The MapReduce platform has been widely used for large-scale data processing and analysis recently. It works well if the hardware of a cluster is well configured. However, our survey has indicated that common hardware configurations in small-and medium-size enterprises may not be suitable for such tasks. This situation is more challenging for memory-constrained systems, in which the memory is a bottleneck resource compared with the CPU power and thus does not meet the needs of large-scale data processing. The traditional high performance computing (HPC) system is an example of the memory-constrained system according to our survey.
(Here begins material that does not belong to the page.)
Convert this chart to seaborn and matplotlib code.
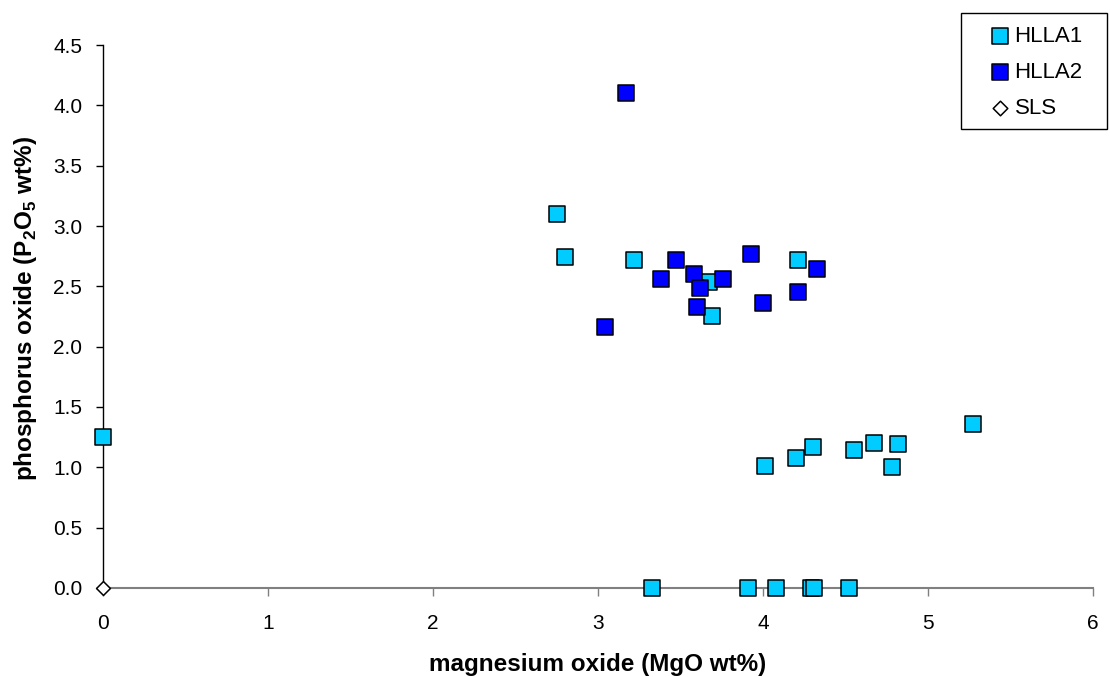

In this paper, we have developed Mammoth, a new MapReduce system, which aims to improve MapReduce performance using global memory management. In Mammoth, we design a novel rule-based heuristic to prioritize memory allocation and revocation among execution units (mapper, shuffler, reducer, etc.), to maximize the holistic benefits of the Map/Reduce job when scheduling each memory unit. We have also developed a multi-threaded execution engine, which is based on Hadoop but runs in a single JVM on a node. In the execution engine, we have implemented the algorithm of memory scheduling to realize global memory management, based on which we further developed the techniques such as sequential disk accessing, multi-cache and shuffling from memory, and solved the problem of full garbage collection in the JVM. We have conducted extensive experiments to compare Mammoth against the native Hadoop platform. The results show that the Mammoth system can reduce the job execution time by more than 40 percent in typical cases, without requiring any modifications of the Hadoop programs. When a system is short of memory, Mammoth can improve the performance by up to 5.19 times, as observed for I/O intensive applications, such as PageRank. We also compared Mammoth with Spark. Although Spark can achieve better performance than Mammoth for interactive and iterative applications when the memory is sufficient, our experimental results show that for batch processing applications, Mammoth can adapt better to various memory environments and outperform Spark when the memory is insufficient, and can obtain similar performance as Spark when the memory is sufficient. Given the growing importance of supporting large-scale data processing and analysis and the proven success of the MapReduce platform, the Mammoth system can have a promising potential and impact.